Il Giappone, ad esempio, ha visto in questi anni il debito pubblico salire oltre il 230% del Pil (in Italia è attorno al 131%), ha un deficit/Pil attorno all’8% (per l’Italia il deficit/Pil è salito attorno al 3,5% nel quarto trimestre del 2014) e secondo l’Ocse, ricorda Goldman Sachs, deve a tutti i costi procedere a riforme strutturali, altrimenti vedrà crescere il debito/Pil fino a circa il 247% del Pil entro il 2021, poi se non farà riforme lo vedrà decollare sino a superare il 400% prima del 2040, altrimenti con riforme e una bassa crescita/bassa inflazione lo vedrà stazionare attorno o poco sotto i livelli attuali dal 2030 in avanti. Secondo alcuni banchieri il punto di non ritorno è spesso rappresentato dalla decisione, politica, di provare a generare la crescita attraverso la sistematica gestione di disavanzi della partite correnti.

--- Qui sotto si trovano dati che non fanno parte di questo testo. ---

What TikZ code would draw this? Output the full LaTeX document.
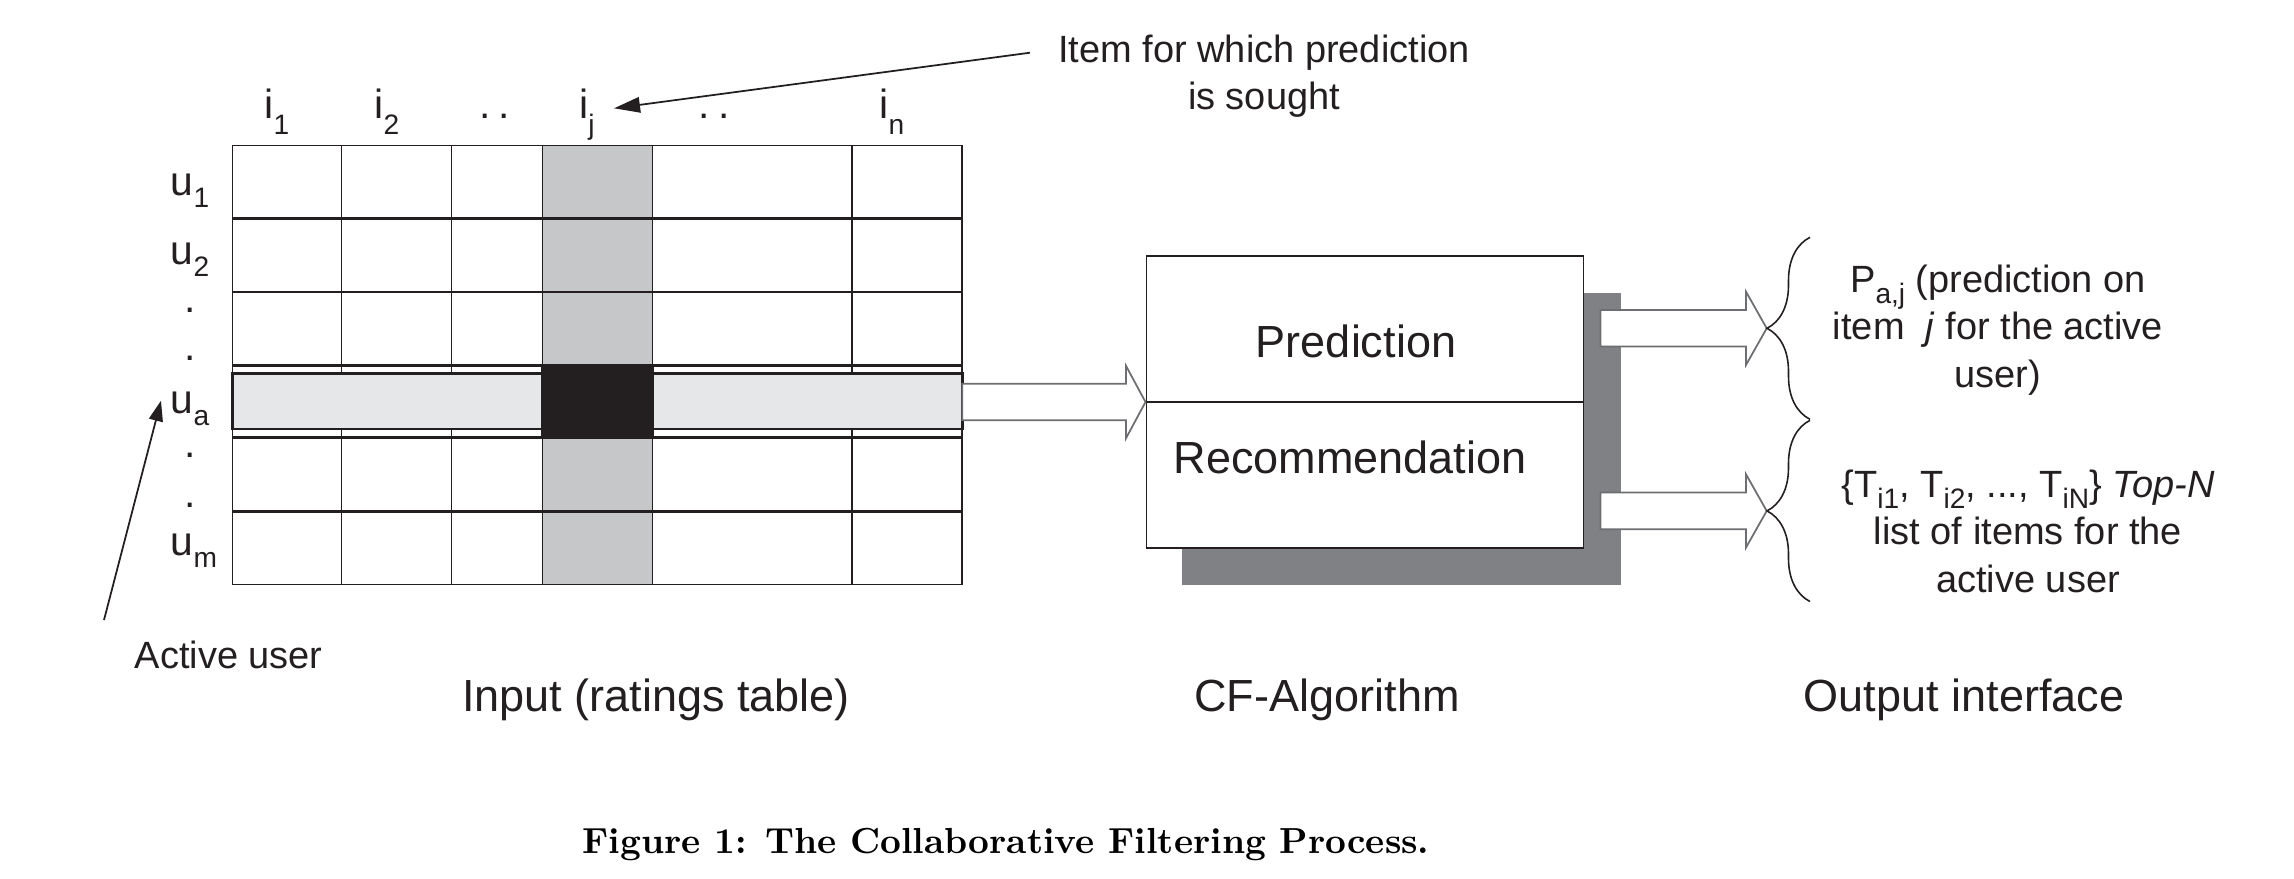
\documentclass[tikz,border=0pt]{standalone}
\usepackage{fontspec}
\newfontfamily\sansf{Liberation Sans}
\usetikzlibrary{arrows.meta,decorations.pathreplacing}

\definecolor{ink}{HTML}{231F20}
\definecolor{colgray}{HTML}{C6C7C9}
\definecolor{rowgray}{HTML}{E6E7E8}
\definecolor{shadowgray}{HTML}{808184}
\definecolor{arrowedge}{HTML}{6D6E71}

% lowered, smaller indices
\newcommand\colsub[1]{\raisebox{-4.6pt}{\fontsize{8}{8}\selectfont #1}}
\newcommand\rowsub[1]{\raisebox{-3.6pt}{\fontsize{8}{8}\selectfont #1}}
\newcommand\outsub[1]{\raisebox{-3.3pt}{\fontsize{8}{8}\selectfont #1}}

\begin{document}
\begin{tikzpicture}[x=0.01cm,y=-0.01cm,
  thinrule/.style={draw=ink,line width=0.45pt},
  thickrule/.style={draw=ink,line width=0.8pt},
  lbl/.style={font=\sansf\fontsize{11.6}{14}\selectfont,text=ink,inner sep=0pt,anchor=base},
  small/.style={font=\sansf\fontsize{10.8}{13.5}\selectfont,text=ink,inner sep=0pt,align=center,anchor=north},
  big/.style={font=\sansf\fontsize{12.8}{15}\selectfont,text=ink,inner sep=0pt,anchor=base},
  blockarrow/.style={draw=arrowedge,line width=0.5pt,fill=white,line join=miter},
  bracket/.style={draw=ink,line width=0.45pt,decorate,decoration={brace,amplitude=0.43cm}},
  pointer/.style={draw=ink,line width=0.5pt}
]
\useasboundingbox (0,0) rectangle (2294,878);

% ---------- ratings table ----------
\fill[colgray] (542.5,145.3) rectangle (652.4,584.5);
\foreach \x in {341.6,451.5,542.5,652.4,852.2}
  \draw[thinrule] (\x,145.3) -- (\x,584.5);
\draw[thinrule] (232.7,145.3) rectangle (962.2,584.5);
\foreach \y in {218.6,291.9,365.2,437.8,511.1}
  \draw[thickrule] (232.7,\y) -- (962.2,\y);
% active user row and the cell to predict
\draw[thickrule,fill=rowgray] (232.7,373.6) rectangle (962.2,429);
\fill[ink] (541.4,364.4) rectangle (653.6,438.4);
\coordinate (uaRight) at (962.2,401.2);

% column labels
\node[lbl] (i1) at (277,118) {i\colsub{1}};
\node[lbl] (i2) at (387,118) {i\colsub{2}};
\node[lbl] (d1) at (494.5,118) {.\hspace{2.3pt}.};
\node[lbl] (ij) at (587,118) {i\colsub{j}};
\node[lbl] (d2) at (714,118) {.\hspace{2.3pt}.};
\node[lbl] (in) at (892,118) {i\colsub{n}};

% row labels
\node[lbl] (u1) at (190,195) {u\rowsub{1}};
\node[lbl] (u2) at (190,264) {u\rowsub{2}};
\node[lbl] (r1) at (190,312) {.};
\node[lbl] (r2) at (190,360) {.};
\node[lbl] (ua) at (190,413) {u\rowsub{a}};
\node[lbl] (r3) at (190,457) {.};
\node[lbl] (r4) at (190,507) {.};
\node[lbl] (um) at (194,555) {u\rowsub{m}};

% pointer labels
\node[small] (sought) at (1264,34) {Item for which prediction\\is sought};
\coordinate (soughtTail) at (1030,52.7);
\coordinate (ijTip) at (614,108.3);
\draw[pointer,-{Triangle[length=7.4pt,width=4.4pt]}] (soughtTail) -- (ijTip);

\node[font=\sansf\fontsize{10.8}{13.5}\selectfont,text=ink,inner sep=0pt,anchor=base west]
  (active) at (134,668.3) {Active user};
\coordinate (activeTail) at (104,620);
\coordinate (uaTip) at (161,400.7);
\draw[pointer,-{Triangle[length=5.8pt,width=4pt]}] (activeTail) -- (uaTip);

% ---------- CF algorithm ----------
\node[fill=shadowgray,inner sep=0pt,minimum width=4.392cm,minimum height=2.923cm,anchor=north west]
  (cfshadow) at (1180.8,292) {};
\node[draw=ink,fill=white,line width=0.45pt,inner sep=0pt,minimum width=4.371cm,minimum height=2.917cm,anchor=north west]
  (cf) at (1145.5,255.3) {};
\draw[thickrule] (cf.west) -- (cf.east);
\node[big] (pred) at (1356,357.7) {Prediction};
\node[big] (rec) at (1350,473.3) {Recommendation};

% input arrow into the algorithm
\draw[blockarrow] (cf.west) -- ++(-19.5,-36.2) -- ++(0,17.9) coordinate (s1)
  -- (s1 -| uaRight) -- ++(0,36.6) coordinate (s2) -- (s2 -| s1) -- ++(0,17.9) -- cycle;

% ---------- output interface ----------
\coordinate (out1) at (1766.7,328.3);
\coordinate (out2) at (1766.7,510.9);
\draw[blockarrow] (out1) -- ++(-20.7,-36.6) -- ++(0,18.3) -- ++(-145.5,0)
  -- ++(0,36.6) -- ++(145.5,0) -- ++(0,18.3) -- cycle;
\draw[blockarrow] (out2) -- ++(-20.7,-36.6) -- ++(0,18.3) -- ++(-145.5,0)
  -- ++(0,36.6) -- ++(145.5,0) -- ++(0,18.3) -- cycle;

\coordinate (b1top) at (1810,237.3);
\coordinate (b1bot) at (1810,419.3);
\coordinate (b2top) at (1810,420.3);
\coordinate (b2bot) at (1810,601.5);
\draw[bracket] (b1bot) -- (b1top);
\draw[bracket] (b2bot) -- (b2top);

\node[small] (predout) at (1998,264)
  {P\outsub{a,j} (prediction on\\item \ \textit{j} for the active\\user)};
\node[small] (topn) at (2028,469)
  {\{T\outsub{i1}, T\outsub{i2}, ..., T\outsub{iN}\} \textit{Top-N}\\list of items for the\\active user};

% ---------- stage titles ----------
\node[big] (tin) at (656,711.7) {Input (ratings table)};
\node[big] (talg) at (1327,711.7) {CF-Algorithm};
\node[big] (tout) at (1964,711.7) {Output interface};

\node[font=\fontsize{10.3}{12}\selectfont\bfseries,text=black,inner sep=0pt,anchor=base]
  (caption) at (1006,853) {Figure 1: The Collaborative Filtering Process.};
\end{tikzpicture}
\end{document}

Quando i governi smettono di puntare al surplus delle partite correnti e hanno bisogno dei soldi degli investitori privati per sopravvivere, lo spread da pagare rispetto a tassi “free risk” non può più essere compresso a soli 30-40 centesimi di punto percentuale, anche se per qualche tempo l’azione delle banche centrali può agire da calmiere, spostando così l'asticella sempre più in alto nella rincorsa della crescita del Pil in rapporto al costo del debito pubblico. Il quadro presentato da Goldman Sachs è certamente allarmante, pensate a cosa succederebbe se nei prossimi anni non solo l’economia italiana ma tutte le maggiori economie occidentali non riuscissero più a salire almeno quanto il costo del loro debito, per il momento “artificialmente” mantenuto basso dalle banche centrali.
In sostanza ci troveremmo a dover decidere se e cosa tagliare per far fronte a oneri sul debito sempre maggiori o a dover annunciare una serie di default di proporzioni colossali, tali per cui tutta la crisi greca finirebbe con l’assomigliare ad un’operetta più che a una tragedia. Se quest’ultima fosse la scelta il rischio di fallimenti a catena del sistema bancario mondiale potrebbe essere elevato, anche se Goldman Sachs evita di dirlo, se si scegliesse la prima opzione, quella di “riforme strutturali” che facciano pagare sempre più per avere sempre meno servizi, si rischierebbe un progressivo impoverimento della popolazione.
Servirebbe un serio accordo tra debitori e creditori, in cui ciascuna delle due parti rinuncia a qualche suo “diritto acquisito” per venire incontro all'altroa, altrimenti tirare per le lunghe la vicenda servirà solo a far pagare ancora una volta ai giovani (di oggi, vecchi di domani) il peso di mancate o errate scelte. Se qualcuno ha un’idea brillante su come uscire da questo terribile “cul de sac” in cui rischiano tra l’altro di cadere tra qualche decennio anche le attuali economie emergenti come Cina, India o Brasile, farebbe meglio a farsi avanti e provare a farsi ascoltare prima che sia davvero troppo tardi.